(GIVEN INFORMATION):
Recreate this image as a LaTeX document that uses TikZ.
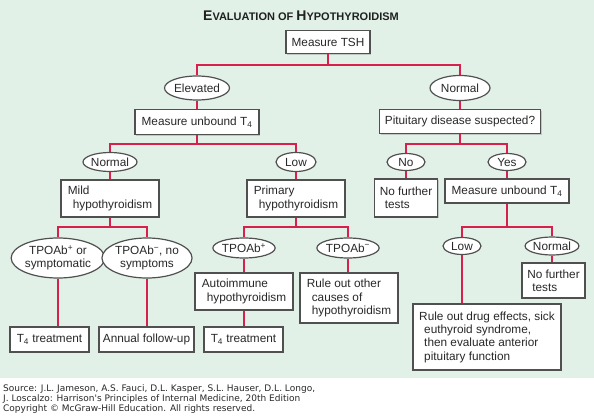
\documentclass[tikz,border=0pt]{standalone}
\usepackage{fontspec}
\setmainfont{Liberation Sans}
\newfontfamily\fontefonte{DejaVu Sans}
\usetikzlibrary{shapes.geometric,shadows}
\definecolor{fundo}{RGB}{226,241,231}
\definecolor{ligacao}{RGB}{216,32,76}
\definecolor{borda}{RGB}{80,80,80}
\definecolor{texto}{RGB}{40,40,40}
\tikzset{
  stepbox/.style={rectangle, draw=borda, fill=white, line width=1.1pt, inner sep=0pt, text=texto,
    font=\fontsize{11.8}{13.3}\selectfont, align=left,
    drop shadow={shadow xshift=1.2pt, shadow yshift=-1.2pt, opacity=0.35}},
  oval/.style={ellipse, draw=borda, fill=white, line width=1.2pt, inner sep=0pt, text=texto,
    font=\fontsize{11.8}{13.3}\selectfont, align=center},
  link/.style={draw=ligacao, line width=1.8pt},
  tam/.style 2 args={minimum width=#1, minimum height=#2},
}
\newcommand{\versalete}[2]{{\fontsize{14}{14}\selectfont #1}{\fontsize{11}{11}\selectfont #2}}
\newcommand{\recuo}{\hspace*{5pt}}

\begin{document}
\begin{tikzpicture}[x=1pt, y=-1pt]
  \useasboundingbox (0,0) rectangle (594,417);
  \fill[fundo] (0,0) rectangle (594,378);

  % ---------------- titulo ----------------
  \node[font=\bfseries, text=texto!80!black, inner sep=0pt] (titulo) at (301,16)
    {\versalete{E}{VALUATION OF }\versalete{H}{YPOTHYROIDISM}};

  % ---------------- nivel 1 ----------------
  \node[stepbox, tam={84}{23}] (tsh) at (328,42) {Measure TSH};
  \node[oval, tam={59}{24}] (elev) at (197,88) {Elevated};
  \node[oval, tam={60}{25}] (normA) at (460,88) {Normal};
  \node[stepbox, tam={124}{25}] (ubA) at (197,122) {Measure unbound T\textsubscript{4}};
  \node[stepbox, tam={161}{24}] (pit) at (460,121.5) {Pituitary disease suspected?};

  % ---------------- nivel 2 ----------------
  \node[oval, tam={54}{19}] (normB) at (110,162) {Normal};
  \node[oval, tam={40}{19}] (lowA) at (296,162) {Low};
  \node[oval, tam={38}{17}] (noA) at (406,162) {No};
  \node[oval, tam={38}{17}] (yes) at (507,162) {Yes};
  \node[stepbox, tam={98}{37}] (mild) at (110,198.5) {Mild\\\recuo hypothyroidism};
  \node[stepbox, tam={98}{37}] (prim) at (296,198.5) {Primary\\\recuo hypothyroidism};
  \node[stepbox, tam={63}{38}] (nofA) at (406,198) {No further\\\recuo tests};
  \node[stepbox, tam={124}{24}] (ubB) at (507,191) {Measure unbound T\textsubscript{4}};

  % ---------------- nivel 3 ----------------
  \node[oval, tam={91}{40}] (tpoP) at (58,258) {TPOAb\textsuperscript{+} or\\symptomatic};
  \node[oval, tam={78}{40}] (tpoN) at (147,258) {TPOAb\textsuperscript{−}, no\\symptoms};
  \node[oval, tam={58}{20}] (tpoP2) at (244,248) {TPOAb\textsuperscript{+}};
  \node[oval, tam={58}{20}] (tpoN2) at (348,248) {TPOAb\textsuperscript{−}};
  \node[oval, tam={38}{17}] (lowB) at (462,246) {Low};
  \node[oval, tam={51}{18}] (normC) at (552,246) {Normal};
  \node[stepbox, tam={98}{37}] (auto) at (244,291.5) {Autoimmune\\\recuo hypothyroidism};
  \node[stepbox, tam={98}{50}] (ruleO) at (349,298) {Rule out other\\\recuo causes of\\\recuo hypothyroidism};
  \node[stepbox, tam={63}{35}] (nofB) at (553.5,280.5) {No further\\\recuo tests};
  \node[stepbox, tam={148}{66}] (drug) at (487,337) {Rule out drug effects, sick\\\recuo euthyroid syndrome,\\\recuo then evaluate anterior\\\recuo pituitary function};

  % ---------------- nivel 4 ----------------
  \node[stepbox, tam={79}{25}] (t4A) at (49.5,339.5) {T\textsubscript{4} treatment};
  \node[stepbox, tam={95}{25}] (annual) at (146.5,339.5) {Annual follow-up};
  \node[stepbox, tam={79}{25}] (t4B) at (243.5,339.5) {T\textsubscript{4} treatment};

  % ---------------- ligacoes ----------------
  \coordinate (jtsh) at (328,65);
  \coordinate (jubA) at (197,144);
  \coordinate (jpit) at (460,144);
  \coordinate (jmild) at (110,227);
  \coordinate (jprim) at (296,227);
  \coordinate (jubB) at (507,227);
  \foreach \p/\l/\r in {tsh/elev/normA, ubA/normB/lowA, pit/noA/yes,
      mild/tpoP/tpoN, prim/tpoP2/tpoN2, ubB/lowB/normC} {
    \draw[link] (\p.south) -- (j\p);
    \draw[link] (\l.north) |- (j\p) -| (\r.north);
  }
  \foreach \a/\b in {elev/ubA, normA/pit, normB/mild, lowA/prim, noA/nofA, yes/ubB,
      tpoP/t4A, tpoN/annual, tpoP2/auto, auto/t4B, tpoN2/ruleO, lowB/drug, normC/nofB} {
    \draw[link] (\a.south) -- (\a.south |- \b.north);
  }

  % ---------------- fonte ----------------
  \node[anchor=north west, inner sep=0pt, align=left, text=texto,
    font=\fontefonte\fontsize{9}{10}\selectfont] (fonte) at (3,384)
    {Source: J.L. Jameson, A.S. Fauci, D.L. Kasper, S.L. Hauser, D.L. Longo,\\
     J. Loscalzo: Harrison's Principles of Internal Medicine, 20th Edition\\
     Copyright © McGraw-Hill Education. All rights reserved.};
\end{tikzpicture}
\end{document}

(YOUR OBJECTIVE): Go through the listing above and quote it exactly, apart from its images.

(FULL SOLUTION):
Recreate this image as a LaTeX document that uses TikZ.
\documentclass[tikz,border=0pt]{standalone}
\usepackage{fontspec}
\setmainfont{Liberation Sans}
\newfontfamily\fontefonte{DejaVu Sans}
\usetikzlibrary{shapes.geometric,shadows}
\definecolor{fundo}{RGB}{226,241,231}
\definecolor{ligacao}{RGB}{216,32,76}
\definecolor{borda}{RGB}{80,80,80}
\definecolor{texto}{RGB}{40,40,40}
\tikzset{
  stepbox/.style={rectangle, draw=borda, fill=white, line width=1.1pt, inner sep=0pt, text=texto,
    font=\fontsize{11.8}{13.3}\selectfont, align=left,
    drop shadow={shadow xshift=1.2pt, shadow yshift=-1.2pt, opacity=0.35}},
  oval/.style={ellipse, draw=borda, fill=white, line width=1.2pt, inner sep=0pt, text=texto,
    font=\fontsize{11.8}{13.3}\selectfont, align=center},
  link/.style={draw=ligacao, line width=1.8pt},
  tam/.style 2 args={minimum width=#1, minimum height=#2},
}
\newcommand{\versalete}[2]{{\fontsize{14}{14}\selectfont #1}{\fontsize{11}{11}\selectfont #2}}
\newcommand{\recuo}{\hspace*{5pt}}

\begin{document}
\begin{tikzpicture}[x=1pt, y=-1pt]
  \useasboundingbox (0,0) rectangle (594,417);
  \fill[fundo] (0,0) rectangle (594,378);

  % ---------------- titulo ----------------
  \node[font=\bfseries, text=texto!80!black, inner sep=0pt] (titulo) at (301,16)
    {\versalete{E}{VALUATION OF }\versalete{H}{YPOTHYROIDISM}};

  % ---------------- nivel 1 ----------------
  \node[stepbox, tam={84}{23}] (tsh) at (328,42) {Measure TSH};
  \node[oval, tam={59}{24}] (elev) at (197,88) {Elevated};
  \node[oval, tam={60}{25}] (normA) at (460,88) {Normal};
  \node[stepbox, tam={124}{25}] (ubA) at (197,122) {Measure unbound T\textsubscript{4}};
  \node[stepbox, tam={161}{24}] (pit) at (460,121.5) {Pituitary disease suspected?};

  % ---------------- nivel 2 ----------------
  \node[oval, tam={54}{19}] (normB) at (110,162) {Normal};
  \node[oval, tam={40}{19}] (lowA) at (296,162) {Low};
  \node[oval, tam={38}{17}] (noA) at (406,162) {No};
  \node[oval, tam={38}{17}] (yes) at (507,162) {Yes};
  \node[stepbox, tam={98}{37}] (mild) at (110,198.5) {Mild\\\recuo hypothyroidism};
  \node[stepbox, tam={98}{37}] (prim) at (296,198.5) {Primary\\\recuo hypothyroidism};
  \node[stepbox, tam={63}{38}] (nofA) at (406,198) {No further\\\recuo tests};
  \node[stepbox, tam={124}{24}] (ubB) at (507,191) {Measure unbound T\textsubscript{4}};

  % ---------------- nivel 3 ----------------
  \node[oval, tam={91}{40}] (tpoP) at (58,258) {TPOAb\textsuperscript{+} or\\symptomatic};
  \node[oval, tam={78}{40}] (tpoN) at (147,258) {TPOAb\textsuperscript{−}, no\\symptoms};
  \node[oval, tam={58}{20}] (tpoP2) at (244,248) {TPOAb\textsuperscript{+}};
  \node[oval, tam={58}{20}] (tpoN2) at (348,248) {TPOAb\textsuperscript{−}};
  \node[oval, tam={38}{17}] (lowB) at (462,246) {Low};
  \node[oval, tam={51}{18}] (normC) at (552,246) {Normal};
  \node[stepbox, tam={98}{37}] (auto) at (244,291.5) {Autoimmune\\\recuo hypothyroidism};
  \node[stepbox, tam={98}{50}] (ruleO) at (349,298) {Rule out other\\\recuo causes of\\\recuo hypothyroidism};
  \node[stepbox, tam={63}{35}] (nofB) at (553.5,280.5) {No further\\\recuo tests};
  \node[stepbox, tam={148}{66}] (drug) at (487,337) {Rule out drug effects, sick\\\recuo euthyroid syndrome,\\\recuo then evaluate anterior\\\recuo pituitary function};

  % ---------------- nivel 4 ----------------
  \node[stepbox, tam={79}{25}] (t4A) at (49.5,339.5) {T\textsubscript{4} treatment};
  \node[stepbox, tam={95}{25}] (annual) at (146.5,339.5) {Annual follow-up};
  \node[stepbox, tam={79}{25}] (t4B) at (243.5,339.5) {T\textsubscript{4} treatment};

  % ---------------- ligacoes ----------------
  \coordinate (jtsh) at (328,65);
  \coordinate (jubA) at (197,144);
  \coordinate (jpit) at (460,144);
  \coordinate (jmild) at (110,227);
  \coordinate (jprim) at (296,227);
  \coordinate (jubB) at (507,227);
  \foreach \p/\l/\r in {tsh/elev/normA, ubA/normB/lowA, pit/noA/yes,
      mild/tpoP/tpoN, prim/tpoP2/tpoN2, ubB/lowB/normC} {
    \draw[link] (\p.south) -- (j\p);
    \draw[link] (\l.north) |- (j\p) -| (\r.north);
  }
  \foreach \a/\b in {elev/ubA, normA/pit, normB/mild, lowA/prim, noA/nofA, yes/ubB,
      tpoP/t4A, tpoN/annual, tpoP2/auto, auto/t4B, tpoN2/ruleO, lowB/drug, normC/nofB} {
    \draw[link] (\a.south) -- (\a.south |- \b.north);
  }

  % ---------------- fonte ----------------
  \node[anchor=north west, inner sep=0pt, align=left, text=texto,
    font=\fontefonte\fontsize{9}{10}\selectfont] (fonte) at (3,384)
    {Source: J.L. Jameson, A.S. Fauci, D.L. Kasper, S.L. Hauser, D.L. Longo,\\
     J. Loscalzo: Harrison's Principles of Internal Medicine, 20th Edition\\
     Copyright © McGraw-Hill Education. All rights reserved.};
\end{tikzpicture}
\end{document}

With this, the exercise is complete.